The Americans took the hill, the Mexicans retreating beyond the stream, and from several ambuscades, fired upon the Americans' left flank. The American forces responded with several volleys of return fire which forced the Mexicans to flee up the creek. Marching to the village at the foot of the hill, they found it deserted before proceeding to the River Road. Lieutenant Craven's men were again attacked by Mexican insurgents firing from the jungle on the opposite bank, but his fire along with The Boat Gun, drove them off. The farthest Craven took his force was three miles from the mouth of the river.

With the approach of night, Craven then proceeded to take his men back aboard the Dale.

==Aftermath==
Craven thought he had inflicted "Chastisement", while Manuel Pineda reported "the enemy made off shamefully ... having inflicted exemplary punishment."
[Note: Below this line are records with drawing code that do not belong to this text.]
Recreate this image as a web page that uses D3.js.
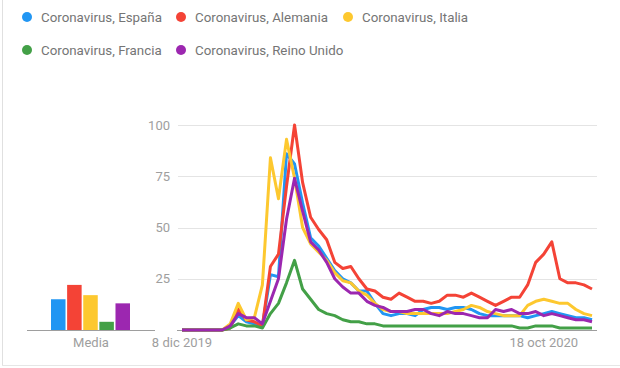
<!DOCTYPE html>
<html>
<head>
<meta charset="utf-8">
<script src="https://cdn.jsdelivr.net/npm/d3@7"></script>
<style>
  html, body { margin: 0; padding: 0; background: #fff; }
  svg { display: block; font-family: Roboto, 'Noto Sans', sans-serif; }
</style>
</head>
<body>
<svg id="chart" width="620" height="368"></svg>
<script>
// weekly points, 8 dic 2019 .. 29 nov 2020
const seriesNames = ['Coronavirus, España', 'Coronavirus, Alemania', 'Coronavirus, Italia',
    'Coronavirus, Francia', 'Coronavirus, Reino Unido'];
const colors = ['#2196f3', '#f44336', '#fdc82f', '#43a047', '#9c27b0'];

const espana = [0, 0, 0, 0, 0, 0, 2, 7, 4, 3, 2, 27, 26, 86, 81, 62, 45, 41, 35, 29, 25, 23, 19, 19, 13, 8,
    7, 8, 8, 7, 10, 11, 11, 10, 11, 11, 10, 8, 7, 7, 7, 7, 7, 6, 7, 8, 9, 8, 7, 6, 6, 5];
const alemania = [0, 0, 0, 0, 0, 0, 1, 10, 5, 4, 2, 31, 37, 70, 100, 72, 55, 49, 44, 33, 30, 31, 25, 20, 19, 16,
    15, 18, 16, 14, 14, 13, 14, 17, 17, 16, 18, 16, 14, 12, 14, 16, 16, 22, 33, 37, 43, 25, 23, 23, 22, 20];
const italia = [0, 0, 0, 0, 0, 0, 3, 13, 5, 6, 22, 84, 64, 93, 74, 50, 42, 38, 34, 28, 24, 23, 19, 17, 13, 10,
    9, 9, 8, 8, 8, 8, 8, 8, 9, 10, 12, 11, 9, 8, 7, 7, 7, 12, 14, 15, 14, 13, 13, 10, 8, 7];
const francia = [0, 0, 0, 0, 0, 0, 1, 3, 2, 2, 1, 8, 13, 23, 34, 20, 15, 10, 8, 7, 5, 4, 4, 3, 3, 2,
    2, 2, 2, 2, 2, 2, 2, 2, 2, 2, 2, 2, 2, 2, 2, 2, 1, 1, 2, 2, 2, 1, 1, 1, 1, 1];
const reinoUnido = [0, 0, 0, 0, 0, 0, 2, 8, 6, 6, 3, 14, 25, 54, 74, 58, 43, 39, 33, 25, 21, 18, 18, 14, 12, 11,
    9, 9, 9, 10, 10, 8, 7, 9, 8, 8, 7, 6, 6, 10, 9, 10, 8, 8, 9, 7, 8, 7, 6, 5, 5, 4];

const mediaValues = [15, 22, 17, 4, 13];
const yTicks = [25, 50, 75, 100];
const xTickLabels = [{ i: 0, label: '8 dic 2019' }, { i: 45, label: '18 oct 2020' }];

const series = [espana, alemania, italia, francia, reinoUnido];

const svg = d3.select('#chart');
const textColor = '#9e9e9e';

// frame lines
svg.append('line')
    .attr('x1', 2.5).attr('x2', 2.5).attr('y1', 0).attr('y2', 365)
    .attr('stroke', '#e0e0e0');
svg.append('line')
    .attr('x1', 2).attr('x2', 620).attr('y1', 365.5).attr('y2', 365.5)
    .attr('stroke', '#e6e6e6');

// legend
const legendPos = [[27, 17], [181, 17], [348, 17], [27, 50], [181, 50]];
const legend = svg.append('g');
seriesNames.forEach((name, k) => {
    const [lx, ly] = legendPos[k];
    legend.append('circle')
        .attr('cx', lx).attr('cy', ly).attr('r', 5)
        .attr('fill', colors[k]);
    legend.append('text')
        .attr('x', lx + 14).attr('y', ly)
        .attr('dy', '0.35em')
        .attr('font-size', 14)
        .attr('fill', '#757575')
        .text(name);
});

// legend text in the picture: "Coronavirus, España" is ~121px wide
const probe = legend.select('text').node().getComputedTextLength();
legend.selectAll('text').attr('font-size', 14 * 121 / probe);

// scales
const x = d3.scaleLinear().domain([0, espana.length - 1]).range([182, 592]);
const y = d3.scaleLinear().domain([0, 100]).range([330, 125]);

// grid
svg.append('g')
    .selectAll('line')
    .data(yTicks)
    .join('line')
    .attr('x1', 178).attr('x2', 597)
    .attr('y1', d => Math.round(y(d)) + 0.5)
    .attr('y2', d => Math.round(y(d)) + 0.5)
    .attr('stroke', '#e4e4e4');

svg.append('g')
    .selectAll('text')
    .data(yTicks)
    .join('text')
    .attr('x', 170)
    .attr('y', d => y(d))
    .attr('dy', '0.35em')
    .attr('text-anchor', 'end')
    .attr('font-size', 13)
    .attr('fill', textColor)
    .text(d => d);

// x axis
svg.append('line')
    .attr('x1', 177).attr('x2', 597).attr('y1', 330.5).attr('y2', 330.5)
    .attr('stroke', '#9e9e9e');

svg.append('g')
    .selectAll('text')
    .data(xTickLabels)
    .join('text')
    .attr('x', d => x(d.i))
    .attr('y', 342)
    .attr('dy', '0.35em')
    .attr('text-anchor', 'middle')
    .attr('font-size', 13)
    .attr('fill', textColor)
    .text(d => d.label);

// lines
const line = d3.line()
    .x((d, i) => x(i))
    .y(d => y(d));

svg.append('g')
    .selectAll('path')
    .data(series)
    .join('path')
    .attr('d', line)
    .attr('fill', 'none')
    .attr('stroke', (d, k) => colors[k])
    .attr('stroke-width', 3)
    .attr('stroke-linejoin', 'round');

// Media bars
const xb = d3.scaleBand()
    .domain(seriesNames)
    .range([51, 130])
    .paddingInner(0.1);

svg.append('g')
    .selectAll('rect')
    .data(mediaValues)
    .join('rect')
    .attr('x', (d, k) => xb(seriesNames[k]))
    .attr('width', xb.bandwidth())
    .attr('y', d => y(d))
    .attr('height', d => y(0) - y(d))
    .attr('fill', (d, k) => colors[k]);

svg.append('line')
    .attr('x1', 27).attr('x2', 155).attr('y1', 330.5).attr('y2', 330.5)
    .attr('stroke', '#9e9e9e');

svg.append('text')
    .attr('x', 91).attr('y', 342)
    .attr('dy', '0.35em')
    .attr('text-anchor', 'middle')
    .attr('font-size', 13)
    .attr('fill', textColor)
    .text('Media');
</script>
</body>
</html>
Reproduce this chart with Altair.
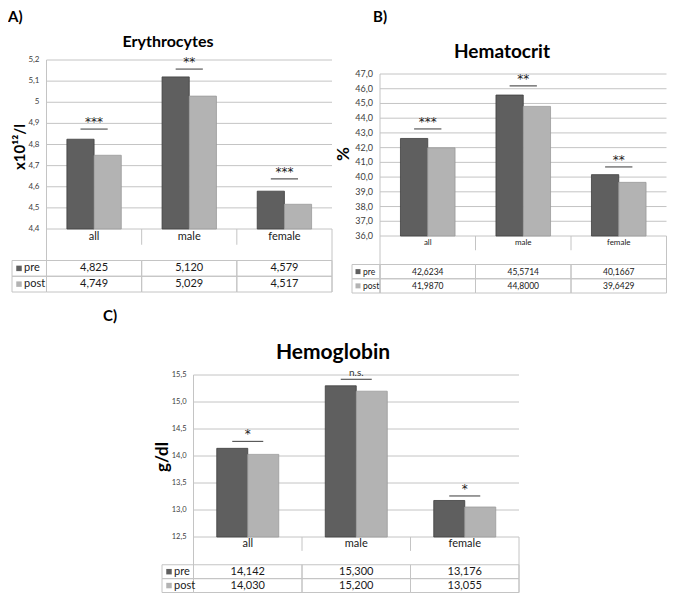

After the battle at Mulegé, the Dale sailed for La Paz, with the Magdalena in tow, reaching it on 8 Oct.

Commander Selfridge chartered a small schooner from an American citizen living at La Paz, christened it Libertad, and armed it with a 9-pounder on a pivot. Assigned to Lt. Craven, his mission was to sever communication between Mulege and Guaymas. On 2 Nov., Craven captured the sloop Alerta, before heading to Guaymas on 19 Nov.